-- START Material --
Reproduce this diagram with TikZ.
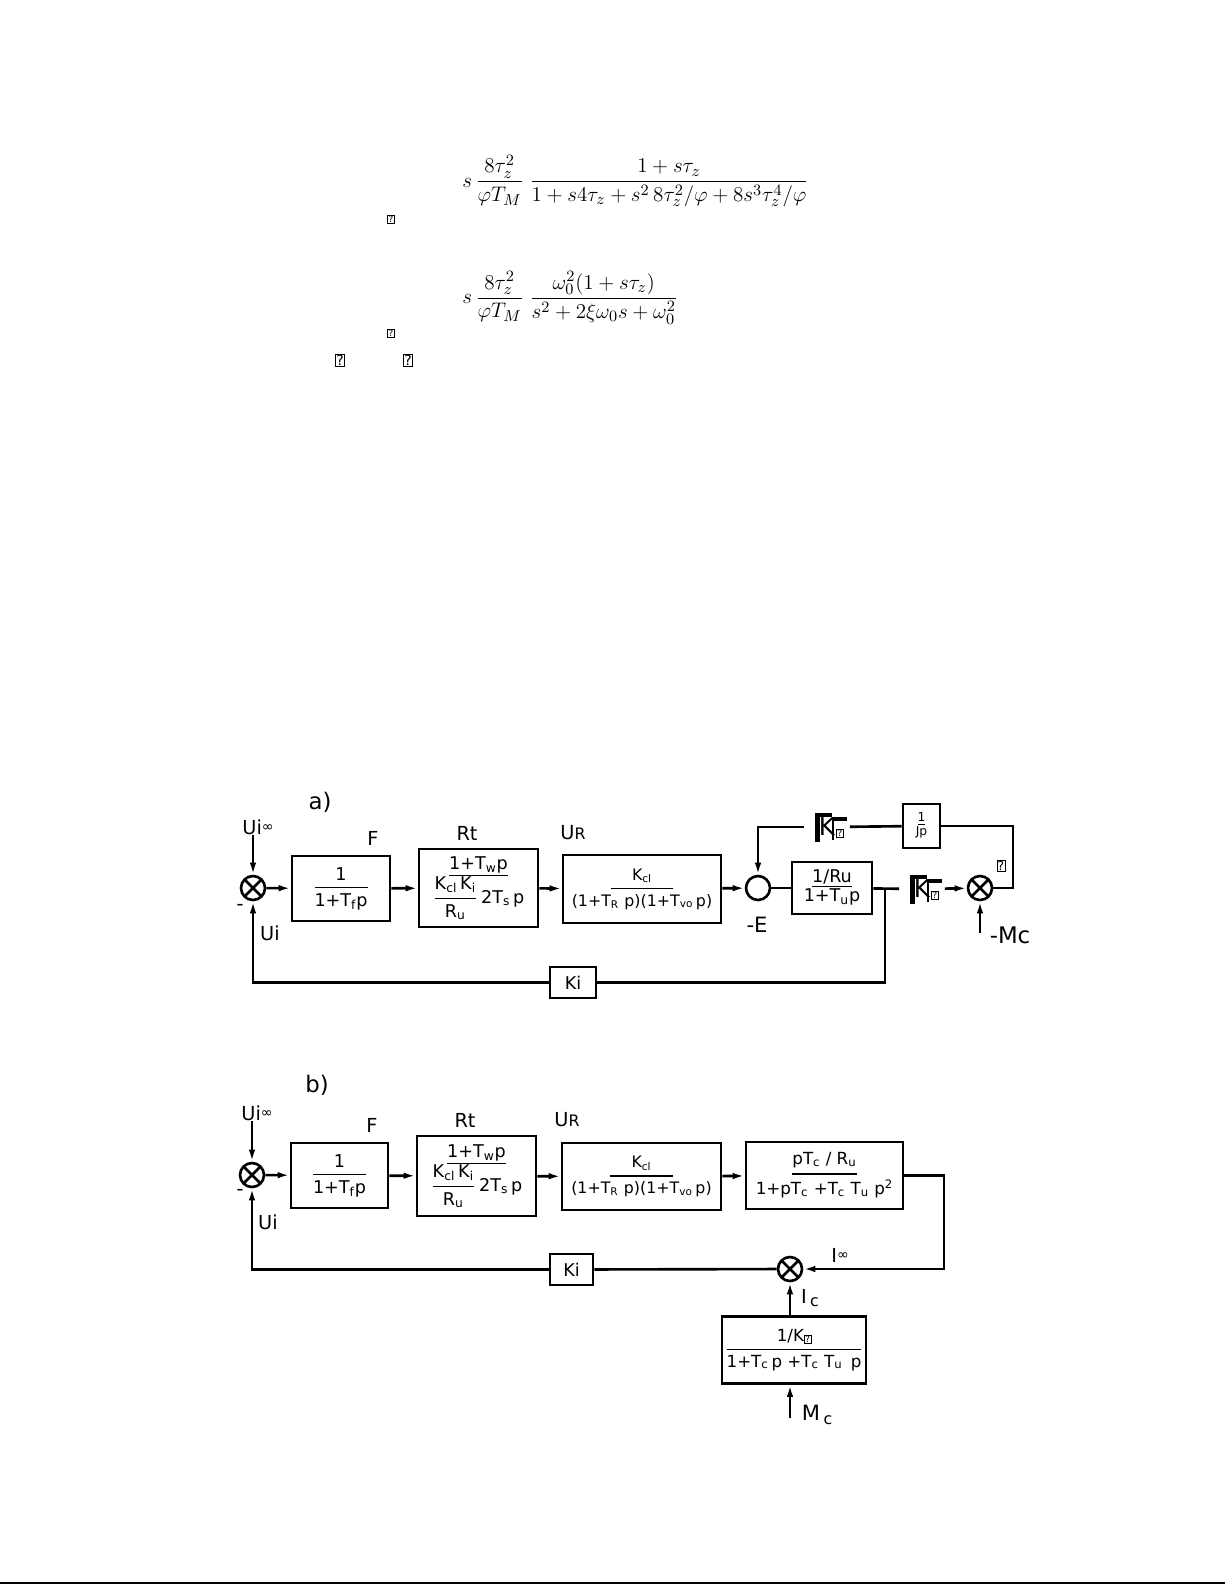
\documentclass[tikz,border=0pt]{standalone}
\usepackage{amsmath}
\usepackage{fontspec}
\setmainfont{DejaVu Sans}
\usetikzlibrary{arrows.meta}
\newcommand{\bfr}[2]{$\genfrac{}{}{0.9pt}{0}{\text{#1}}{\text{#2}}$}
\newcommand{\qbox}{\raisebox{-0.5pt}{\fboxsep=0.4pt\fboxrule=0.3pt\fbox{\fontsize{5}{5}\selectfont ?}}}
\newcommand{\infsym}{\raisebox{1.5pt}{\fontsize{8}{8}\selectfont ∞}}
\tikzstyle{block}  = [rectangle, draw, line width=1.5pt, text centered, inner sep=1pt, font=\fontsize{10}{11}\selectfont]
\tikzstyle{sum}    = [circle, draw, line width=1.5pt, minimum size=0.48cm, inner sep=0pt]
\tikzstyle{mult}   = [sum, path picture={\draw[line width=1.5pt] (path picture bounding box.north west) -- (path picture bounding box.south east) (path picture bounding box.south west) -- (path picture bounding box.north east);}]
\tikzstyle{lbl}    = [inner sep=0pt, font=\fontsize{11}{12}\selectfont]
\tikzstyle{tofu}   = [draw, line width=0.4pt, inner sep=0.5pt, font=\fontsize{5}{5}\selectfont]
\tikzstyle{kglyph} = [minimum width=0.9cm, minimum height=0.6cm, inner sep=0pt, font=\fontsize{14}{14}\selectfont]
\tikzstyle{single} = [draw, line width=1.5pt, -{Latex[length=2.4mm, width=1.3mm]}]
\tikzstyle{plain}  = [draw, line width=1.5pt]

\begin{document}
\begin{tikzpicture}[x=0.02cm, y=-0.02cm]
    \useasboundingbox (0,0) rectangle (1225,1585);
    % formulas
    \node[inner sep=0pt, anchor=west, font=\fontsize{12.5}{14}\selectfont](eqa) at (462,181)
        {$s\,\dfrac{8\tau_z^2}{\varphi T_M}\;\dfrac{1+s\tau_z}{1+s4\tau_z+s^2\,8\tau_z^2/\varphi+8s^3\tau_z^4/\varphi}$};
    \node[inner sep=0pt, anchor=west, font=\fontsize{12.5}{14}\selectfont](eqb) at (462,298)
        {$s\,\dfrac{8\tau_z^2}{\varphi T_M}\;\dfrac{\omega_0^2(1+s\tau_z)}{s^2+2\xi\omega_0 s+\omega_0^2}$};
    \node[tofu] at (391,219) {?};
    \node[tofu] at (391,333) {?};
    \node[tofu, font=\fontsize{8}{8}\selectfont] at (340,360) {?};
    \node[tofu, font=\fontsize{8}{8}\selectfont] at (408,360) {?};

    % a)
    \node[lbl, font=\fontsize{13}{13}\selectfont](capa) at (320,802) {a)};
    \node[lbl](uia) at (258,827) {Ui\infsym};
    \node[mult](s1a) at (253,888) {};
    \node[block, minimum width=1.96cm, minimum height=1.3cm](fa) at (341,888.5) {\bfr{1}{1+T\textsubscript{f}p}};
    \node[block, minimum width=2.38cm, minimum height=1.56cm](rta) at (478.5,888)
        {\begin{tabular}{@{}c@{}}\underline{1+T\textsubscript{w}p}\\[0pt]\bfr{K\textsubscript{cl}\,K\textsubscript{i}}{R\textsubscript{u}}\,2T\textsubscript{s}\,p\end{tabular}};
    \node[block, minimum width=3.16cm, minimum height=1.36cm, font=\fontsize{9}{10}\selectfont](ca) at (642,889)
        {\bfr{K\textsubscript{cl}}{\makebox[1.25cm]{(1+T\textsubscript{R}\,\,p)(1+T\textsubscript{vo}\,p)}}};
    \node[sum](s2a) at (758,888) {};
    \node[block, minimum width=1.6cm, minimum height=1.04cm](ua) at (832,888)
        {\begin{tabular}{@{}c@{}}\underline{1/Ru}\\1+T\textsubscript{u}p\end{tabular}};
    \node[kglyph](klow) at (922,889) {K};
    \node[mult](s3a) at (980,888) {};
    \node[block, minimum width=0.74cm, minimum height=0.88cm, font=\fontsize{7}{8}\selectfont](ja) at (921.5,826)
        {\begin{tabular}{@{}c@{}}\underline{1}\\Jp\end{tabular}};
    \node[kglyph](kup) at (827,827) {K};
    \node[block, minimum width=0.92cm, minimum height=0.62cm](kia) at (573,982.5) {Ki};
    \node[lbl](fla) at (373,838) {F};
    \node[lbl](rtla) at (467,833) {Rt};
    \node[lbl](urla) at (573,833) {U{\fontsize{9}{9}\selectfont R}};
    \node[lbl](mia) at (240,907) {-};
    \node[lbl](uifa) at (270,933) {Ui};
    \node[lbl, font=\fontsize{12}{12}\selectfont](ela) at (757,925) {-E};
    \node[lbl, font=\fontsize{13}{13}\selectfont](mcla) at (1010,935) {-Mc};
    \node[tofu, font=\fontsize{7}{7}\selectfont] at (1001,866) {?};
    \coordinate (mca) at (980,933);
    \coordinate (bra) at (885,888);
    \coordinate (rca) at (1013,826);

    \foreach \k in {kup,klow}{
        \begin{scope}[shift={(\k.center)}]
            \fill (-12,-14) rectangle (-7,15);
            \fill (-12,-14) rectangle (5,-10);
            \fill (5,-10) rectangle (7,13);
            \fill (5,-10) rectangle (20,-6);
            \node[tofu] at (13,6) {?};
        \end{scope}
    }

    \path[single](uia.south -| s1a) -- (s1a);
    \path[single](s1a) -- (fa);
    \path[single](fa) -- (rta);
    \path[single](rta) -- (ca);
    \path[single](ca) -- (s2a);
    \path[plain](s2a) -- (ua);
    \path[plain](ua) -- (klow);
    \path[single](klow) -- (s3a);
    \path[single](mca) -- (s3a);
    \path[plain](s3a) -| (rca) -- (ja);
    \path[plain](ja) -- (kup);
    \path[single](kup) -| (s2a);
    \path[plain](bra) |- (kia);
    \path[single](kia) -| (s1a);

    % b)
    \node[lbl, font=\fontsize{13}{13}\selectfont](capb) at (317,1085) {b)};
    \node[lbl](uib) at (257,1113) {Ui\infsym};
    \node[mult](s1b) at (252,1175) {};
    \node[block, minimum width=1.94cm, minimum height=1.3cm](fb) at (339.5,1175.5) {\bfr{1}{1+T\textsubscript{f}p}};
    \node[block, minimum width=2.38cm, minimum height=1.6cm](rtb) at (476.5,1176)
        {\begin{tabular}{@{}c@{}}\underline{1+T\textsubscript{w}p}\\[0pt]\bfr{K\textsubscript{cl}\,K\textsubscript{i}}{R\textsubscript{u}}\,2T\textsubscript{s}\,p\end{tabular}};
    \node[block, minimum width=3.18cm, minimum height=1.34cm, font=\fontsize{9}{10}\selectfont](cb) at (641.5,1176.5)
        {\bfr{K\textsubscript{cl}}{\makebox[1.25cm]{(1+T\textsubscript{R}\,\,p)(1+T\textsubscript{vo}\,p)}}};
    \node[block, minimum width=3.14cm, minimum height=1.34cm, font=\fontsize{9.5}{10}\selectfont](ub) at (824.5,1175.5)
        {\bfr{pT\textsubscript{c} / R\textsubscript{u}}{\makebox[1.22cm]{1+pT\textsubscript{c} +T\textsubscript{c} T\textsubscript{u} p\textsuperscript{2}}}};
    \node[mult](s2b) at (790,1269) {};
    \node[block, minimum width=0.86cm, minimum height=0.62cm](kib) at (571.5,1269.5) {Ki};
    \node[block, minimum width=2.88cm, minimum height=1.34cm, font=\fontsize{9.5}{10}\selectfont](mb) at (794,1350)
        {\bfr{1/K\qbox}{1+T\textsubscript{c}\,p +T\textsubscript{c} T\textsubscript{u}\, p}};
    \node[lbl](flb) at (372,1125) {F};
    \node[lbl](rtlb) at (465,1120) {Rt};
    \node[lbl](urlb) at (567,1120) {U{\fontsize{9}{9}\selectfont R}};
    \node[lbl](mib) at (240,1192) {-};
    \node[lbl](uifb) at (268,1222) {Ui};
    \node[lbl](ilb) at (840,1255) {I\infsym};
    \node[lbl](iclb) at (810,1298) {I\,\raisebox{-2pt}{\fontsize{9}{9}\selectfont c}};
    \node[lbl, font=\fontsize{12}{12}\selectfont](mclb) at (817,1415) {M\,\raisebox{-2pt}{\fontsize{9}{9}\selectfont c}};
    \coordinate (mcb) at (790,1418);
    \coordinate (rcb) at (944,1175.5);

    \path[single](uib.south -| s1b) -- (s1b);
    \path[single](s1b) -- (fb);
    \path[single](fb) -- (rtb);
    \path[single](rtb) -- (cb);
    \path[single](cb) -- (ub);
    \path[single](ub.east) -- (rcb) |- (s2b);
    \path[single](s2b |- mb.north) -- (s2b);
    \path[single](mcb) -- (mcb |- mb.south);
    \path[plain](s2b) -- (kib);
    \path[single](kib) -| (s1b);

    % page rule
    \draw[line width=1.2pt] (0,1583) -- (1225,1583);
\end{tikzpicture}
\end{document}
-- END Material --
• _Instructions for the task_
Begin at the first line of the material and copy each line exactly through the one containing "[draw, line width=1.5pt]". Omit pictures.

• _Answer_
Reproduce this diagram with TikZ.
\documentclass[tikz,border=0pt]{standalone}
\usepackage{amsmath}
\usepackage{fontspec}
\setmainfont{DejaVu Sans}
\usetikzlibrary{arrows.meta}
\newcommand{\bfr}[2]{$\genfrac{}{}{0.9pt}{0}{\text{#1}}{\text{#2}}$}
\newcommand{\qbox}{\raisebox{-0.5pt}{\fboxsep=0.4pt\fboxrule=0.3pt\fbox{\fontsize{5}{5}\selectfont ?}}}
\newcommand{\infsym}{\raisebox{1.5pt}{\fontsize{8}{8}\selectfont ∞}}
\tikzstyle{block}  = [rectangle, draw, line width=1.5pt, text centered, inner sep=1pt, font=\fontsize{10}{11}\selectfont]
\tikzstyle{sum}    = [circle, draw, line width=1.5pt, minimum size=0.48cm, inner sep=0pt]
\tikzstyle{mult}   = [sum, path picture={\draw[line width=1.5pt] (path picture bounding box.north west) -- (path picture bounding box.south east) (path picture bounding box.south west) -- (path picture bounding box.north east);}]
\tikzstyle{lbl}    = [inner sep=0pt, font=\fontsize{11}{12}\selectfont]
\tikzstyle{tofu}   = [draw, line width=0.4pt, inner sep=0.5pt, font=\fontsize{5}{5}\selectfont]
\tikzstyle{kglyph} = [minimum width=0.9cm, minimum height=0.6cm, inner sep=0pt, font=\fontsize{14}{14}\selectfont]
\tikzstyle{single} = [draw, line width=1.5pt, -{Latex[length=2.4mm, width=1.3mm]}]
\tikzstyle{plain}  = [draw, line width=1.5pt]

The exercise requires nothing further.